REQUIRED WORK:
Copy out the data below as written; omit any images.

——————————

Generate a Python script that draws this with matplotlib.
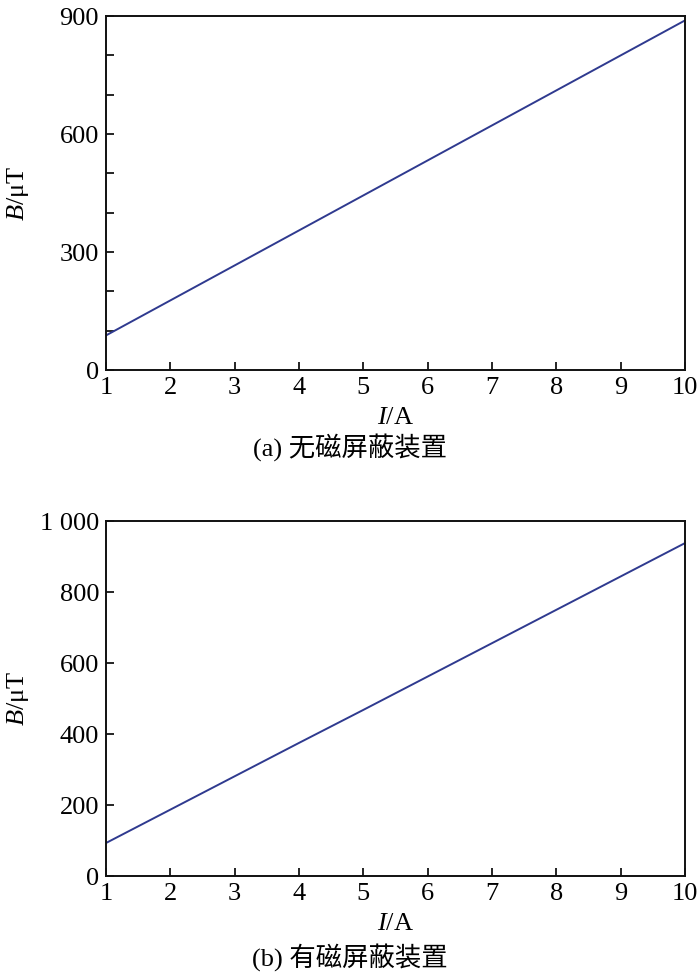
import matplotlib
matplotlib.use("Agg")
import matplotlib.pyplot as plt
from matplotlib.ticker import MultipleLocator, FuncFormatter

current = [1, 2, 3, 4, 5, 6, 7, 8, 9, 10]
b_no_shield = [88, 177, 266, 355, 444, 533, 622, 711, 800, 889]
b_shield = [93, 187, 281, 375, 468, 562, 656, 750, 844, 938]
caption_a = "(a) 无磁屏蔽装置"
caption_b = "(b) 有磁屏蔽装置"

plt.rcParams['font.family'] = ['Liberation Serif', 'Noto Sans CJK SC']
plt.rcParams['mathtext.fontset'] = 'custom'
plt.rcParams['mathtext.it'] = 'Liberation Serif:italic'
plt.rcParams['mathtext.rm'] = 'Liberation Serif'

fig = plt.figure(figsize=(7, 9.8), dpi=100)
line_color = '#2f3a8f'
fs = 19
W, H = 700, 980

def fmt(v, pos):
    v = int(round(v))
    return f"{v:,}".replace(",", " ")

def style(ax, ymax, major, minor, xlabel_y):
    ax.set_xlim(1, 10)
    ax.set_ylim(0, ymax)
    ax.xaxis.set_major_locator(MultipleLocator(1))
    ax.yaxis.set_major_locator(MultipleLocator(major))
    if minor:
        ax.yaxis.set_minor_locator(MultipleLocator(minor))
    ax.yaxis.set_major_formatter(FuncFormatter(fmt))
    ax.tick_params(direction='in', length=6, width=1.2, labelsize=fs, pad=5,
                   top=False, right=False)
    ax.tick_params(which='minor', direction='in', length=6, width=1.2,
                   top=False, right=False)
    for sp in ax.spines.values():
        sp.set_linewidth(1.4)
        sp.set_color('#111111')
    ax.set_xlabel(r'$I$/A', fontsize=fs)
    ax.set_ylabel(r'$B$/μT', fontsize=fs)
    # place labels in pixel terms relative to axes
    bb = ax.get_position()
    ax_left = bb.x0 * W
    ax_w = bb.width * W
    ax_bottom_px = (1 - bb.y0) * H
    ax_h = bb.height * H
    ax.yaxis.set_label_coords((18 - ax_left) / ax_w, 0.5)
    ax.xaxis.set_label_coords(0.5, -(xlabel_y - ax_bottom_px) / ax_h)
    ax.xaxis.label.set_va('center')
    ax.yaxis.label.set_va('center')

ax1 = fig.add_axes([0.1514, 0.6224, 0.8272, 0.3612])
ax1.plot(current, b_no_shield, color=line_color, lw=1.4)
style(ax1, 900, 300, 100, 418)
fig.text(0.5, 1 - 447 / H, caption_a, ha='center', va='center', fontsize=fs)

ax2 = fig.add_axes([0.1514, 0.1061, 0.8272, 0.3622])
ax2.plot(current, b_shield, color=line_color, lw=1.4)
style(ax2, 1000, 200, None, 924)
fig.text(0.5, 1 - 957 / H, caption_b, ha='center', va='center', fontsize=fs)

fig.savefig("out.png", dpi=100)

——————————

EXPECTED OUTPUT:
Generate a Python script that draws this with matplotlib.
import matplotlib
matplotlib.use("Agg")
import matplotlib.pyplot as plt
from matplotlib.ticker import MultipleLocator, FuncFormatter

current = [1, 2, 3, 4, 5, 6, 7, 8, 9, 10]
b_no_shield = [88, 177, 266, 355, 444, 533, 622, 711, 800, 889]
b_shield = [93, 187, 281, 375, 468, 562, 656, 750, 844, 938]
caption_a = "(a) 无磁屏蔽装置"
caption_b = "(b) 有磁屏蔽装置"

plt.rcParams['font.family'] = ['Liberation Serif', 'Noto Sans CJK SC']
plt.rcParams['mathtext.fontset'] = 'custom'
plt.rcParams['mathtext.it'] = 'Liberation Serif:italic'
plt.rcParams['mathtext.rm'] = 'Liberation Serif'

fig = plt.figure(figsize=(7, 9.8), dpi=100)
line_color = '#2f3a8f'
fs = 19
W, H = 700, 980

def fmt(v, pos):
    v = int(round(v))
    return f"{v:,}".replace(",", " ")

def style(ax, ymax, major, minor, xlabel_y):
    ax.set_xlim(1, 10)
    ax.set_ylim(0, ymax)
    ax.xaxis.set_major_locator(MultipleLocator(1))
    ax.yaxis.set_major_locator(MultipleLocator(major))
    if minor:
        ax.yaxis.set_minor_locator(MultipleLocator(minor))
    ax.yaxis.set_major_formatter(FuncFormatter(fmt))
    ax.tick_params(direction='in', length=6, width=1.2, labelsize=fs, pad=5,
                   top=False, right=False)
    ax.tick_params(which='minor', direction='in', length=6, width=1.2,
                   top=False, right=False)
    for sp in ax.spines.values():
        sp.set_linewidth(1.4)
        sp.set_color('#111111')
    ax.set_xlabel(r'$I$/A', fontsize=fs)
    ax.set_ylabel(r'$B$/μT', fontsize=fs)
    # place labels in pixel terms relative to axes
    bb = ax.get_position()
    ax_left = bb.x0 * W
    ax_w = bb.width * W
    ax_bottom_px = (1 - bb.y0) * H
    ax_h = bb.height * H
    ax.yaxis.set_label_coords((18 - ax_left) / ax_w, 0.5)
    ax.xaxis.set_label_coords(0.5, -(xlabel_y - ax_bottom_px) / ax_h)
    ax.xaxis.label.set_va('center')
    ax.yaxis.label.set_va('center')

ax1 = fig.add_axes([0.1514, 0.6224, 0.8272, 0.3612])
ax1.plot(current, b_no_shield, color=line_color, lw=1.4)
style(ax1, 900, 300, 100, 418)
fig.text(0.5, 1 - 447 / H, caption_a, ha='center', va='center', fontsize=fs)

ax2 = fig.add_axes([0.1514, 0.1061, 0.8272, 0.3622])
ax2.plot(current, b_shield, color=line_color, lw=1.4)
style(ax2, 1000, 200, None, 924)
fig.text(0.5, 1 - 957 / H, caption_b, ha='center', va='center', fontsize=fs)

fig.savefig("out.png", dpi=100)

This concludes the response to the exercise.